■ Data for this exercise ■
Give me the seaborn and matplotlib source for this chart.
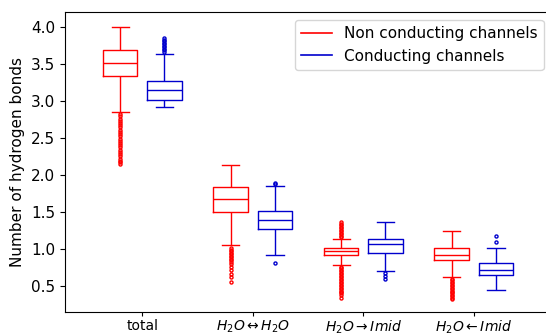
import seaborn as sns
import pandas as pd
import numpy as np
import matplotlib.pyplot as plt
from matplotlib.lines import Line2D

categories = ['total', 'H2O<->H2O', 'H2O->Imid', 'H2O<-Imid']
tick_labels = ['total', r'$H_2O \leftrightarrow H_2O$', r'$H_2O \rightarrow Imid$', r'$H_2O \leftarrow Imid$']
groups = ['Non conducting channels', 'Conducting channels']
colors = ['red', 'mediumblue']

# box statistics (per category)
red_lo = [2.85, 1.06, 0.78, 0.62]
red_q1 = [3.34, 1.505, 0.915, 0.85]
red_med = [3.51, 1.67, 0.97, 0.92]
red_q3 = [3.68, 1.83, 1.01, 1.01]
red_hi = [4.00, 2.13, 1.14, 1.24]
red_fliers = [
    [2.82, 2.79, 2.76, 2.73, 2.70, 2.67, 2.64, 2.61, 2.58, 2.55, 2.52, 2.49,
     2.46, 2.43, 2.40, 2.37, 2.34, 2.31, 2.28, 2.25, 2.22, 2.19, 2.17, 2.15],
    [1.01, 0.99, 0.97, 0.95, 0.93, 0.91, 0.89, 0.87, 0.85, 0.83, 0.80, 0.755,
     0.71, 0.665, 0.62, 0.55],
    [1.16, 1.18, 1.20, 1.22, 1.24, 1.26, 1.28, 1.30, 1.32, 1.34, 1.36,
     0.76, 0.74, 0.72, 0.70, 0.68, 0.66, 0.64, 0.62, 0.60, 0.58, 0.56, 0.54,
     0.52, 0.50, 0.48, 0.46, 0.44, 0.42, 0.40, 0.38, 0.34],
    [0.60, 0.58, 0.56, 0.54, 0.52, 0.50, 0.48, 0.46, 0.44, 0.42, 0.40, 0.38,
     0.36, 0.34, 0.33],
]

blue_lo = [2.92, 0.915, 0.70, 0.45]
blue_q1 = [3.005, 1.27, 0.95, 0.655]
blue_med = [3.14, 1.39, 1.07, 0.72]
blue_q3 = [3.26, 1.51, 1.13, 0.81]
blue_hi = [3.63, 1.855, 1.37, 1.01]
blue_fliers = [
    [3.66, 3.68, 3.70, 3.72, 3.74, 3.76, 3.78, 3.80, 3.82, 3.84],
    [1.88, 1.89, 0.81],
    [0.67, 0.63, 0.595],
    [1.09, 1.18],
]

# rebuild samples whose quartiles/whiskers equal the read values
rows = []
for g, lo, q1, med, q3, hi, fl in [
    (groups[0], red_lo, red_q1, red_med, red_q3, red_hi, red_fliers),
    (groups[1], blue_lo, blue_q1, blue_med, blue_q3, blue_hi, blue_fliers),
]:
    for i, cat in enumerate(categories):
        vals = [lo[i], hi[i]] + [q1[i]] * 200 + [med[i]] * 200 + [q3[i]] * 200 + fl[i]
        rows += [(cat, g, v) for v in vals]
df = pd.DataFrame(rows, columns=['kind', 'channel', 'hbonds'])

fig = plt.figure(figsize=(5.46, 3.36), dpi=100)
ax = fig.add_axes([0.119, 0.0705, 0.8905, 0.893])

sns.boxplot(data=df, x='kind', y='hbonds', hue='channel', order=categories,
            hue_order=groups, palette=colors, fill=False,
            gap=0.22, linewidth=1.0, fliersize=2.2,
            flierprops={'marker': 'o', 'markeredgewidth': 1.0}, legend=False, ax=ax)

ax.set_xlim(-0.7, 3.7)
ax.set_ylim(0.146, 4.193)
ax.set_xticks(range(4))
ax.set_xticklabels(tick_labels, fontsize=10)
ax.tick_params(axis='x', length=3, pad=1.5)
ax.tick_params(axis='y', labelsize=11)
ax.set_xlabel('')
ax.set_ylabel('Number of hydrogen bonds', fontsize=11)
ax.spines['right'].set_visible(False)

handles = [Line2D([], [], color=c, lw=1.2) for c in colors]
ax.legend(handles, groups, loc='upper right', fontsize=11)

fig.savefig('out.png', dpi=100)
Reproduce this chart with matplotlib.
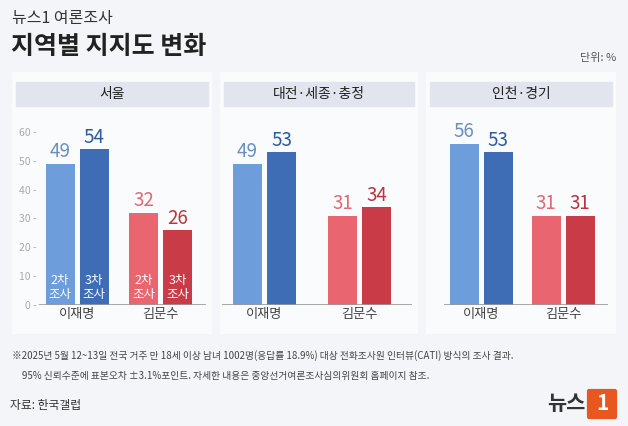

■ Instructions for the task ■
All of the entries above should be duplicated exactly, except for the pictures.

■ Result below ■
Give me the seaborn and matplotlib source for this chart.
import seaborn as sns
import pandas as pd
import numpy as np
import matplotlib.pyplot as plt
from matplotlib.lines import Line2D

categories = ['total', 'H2O<->H2O', 'H2O->Imid', 'H2O<-Imid']
tick_labels = ['total', r'$H_2O \leftrightarrow H_2O$', r'$H_2O \rightarrow Imid$', r'$H_2O \leftarrow Imid$']
groups = ['Non conducting channels', 'Conducting channels']
colors = ['red', 'mediumblue']

# box statistics (per category)
red_lo = [2.85, 1.06, 0.78, 0.62]
red_q1 = [3.34, 1.505, 0.915, 0.85]
red_med = [3.51, 1.67, 0.97, 0.92]
red_q3 = [3.68, 1.83, 1.01, 1.01]
red_hi = [4.00, 2.13, 1.14, 1.24]
red_fliers = [
    [2.82, 2.79, 2.76, 2.73, 2.70, 2.67, 2.64, 2.61, 2.58, 2.55, 2.52, 2.49,
     2.46, 2.43, 2.40, 2.37, 2.34, 2.31, 2.28, 2.25, 2.22, 2.19, 2.17, 2.15],
    [1.01, 0.99, 0.97, 0.95, 0.93, 0.91, 0.89, 0.87, 0.85, 0.83, 0.80, 0.755,
     0.71, 0.665, 0.62, 0.55],
    [1.16, 1.18, 1.20, 1.22, 1.24, 1.26, 1.28, 1.30, 1.32, 1.34, 1.36,
     0.76, 0.74, 0.72, 0.70, 0.68, 0.66, 0.64, 0.62, 0.60, 0.58, 0.56, 0.54,
     0.52, 0.50, 0.48, 0.46, 0.44, 0.42, 0.40, 0.38, 0.34],
    [0.60, 0.58, 0.56, 0.54, 0.52, 0.50, 0.48, 0.46, 0.44, 0.42, 0.40, 0.38,
     0.36, 0.34, 0.33],
]

blue_lo = [2.92, 0.915, 0.70, 0.45]
blue_q1 = [3.005, 1.27, 0.95, 0.655]
blue_med = [3.14, 1.39, 1.07, 0.72]
blue_q3 = [3.26, 1.51, 1.13, 0.81]
blue_hi = [3.63, 1.855, 1.37, 1.01]
blue_fliers = [
    [3.66, 3.68, 3.70, 3.72, 3.74, 3.76, 3.78, 3.80, 3.82, 3.84],
    [1.88, 1.89, 0.81],
    [0.67, 0.63, 0.595],
    [1.09, 1.18],
]

# rebuild samples whose quartiles/whiskers equal the read values
rows = []
for g, lo, q1, med, q3, hi, fl in [
    (groups[0], red_lo, red_q1, red_med, red_q3, red_hi, red_fliers),
    (groups[1], blue_lo, blue_q1, blue_med, blue_q3, blue_hi, blue_fliers),
]:
    for i, cat in enumerate(categories):
        vals = [lo[i], hi[i]] + [q1[i]] * 200 + [med[i]] * 200 + [q3[i]] * 200 + fl[i]
        rows += [(cat, g, v) for v in vals]
df = pd.DataFrame(rows, columns=['kind', 'channel', 'hbonds'])

fig = plt.figure(figsize=(5.46, 3.36), dpi=100)
ax = fig.add_axes([0.119, 0.0705, 0.8905, 0.893])

sns.boxplot(data=df, x='kind', y='hbonds', hue='channel', order=categories,
            hue_order=groups, palette=colors, fill=False,
            gap=0.22, linewidth=1.0, fliersize=2.2,
            flierprops={'marker': 'o', 'markeredgewidth': 1.0}, legend=False, ax=ax)

ax.set_xlim(-0.7, 3.7)
ax.set_ylim(0.146, 4.193)
ax.set_xticks(range(4))
ax.set_xticklabels(tick_labels, fontsize=10)
ax.tick_params(axis='x', length=3, pad=1.5)
ax.tick_params(axis='y', labelsize=11)
ax.set_xlabel('')
ax.set_ylabel('Number of hydrogen bonds', fontsize=11)
ax.spines['right'].set_visible(False)

handles = [Line2D([], [], color=c, lw=1.2) for c in colors]
ax.legend(handles, groups, loc='upper right', fontsize=11)

fig.savefig('out.png', dpi=100)
Reproduce this chart with matplotlib.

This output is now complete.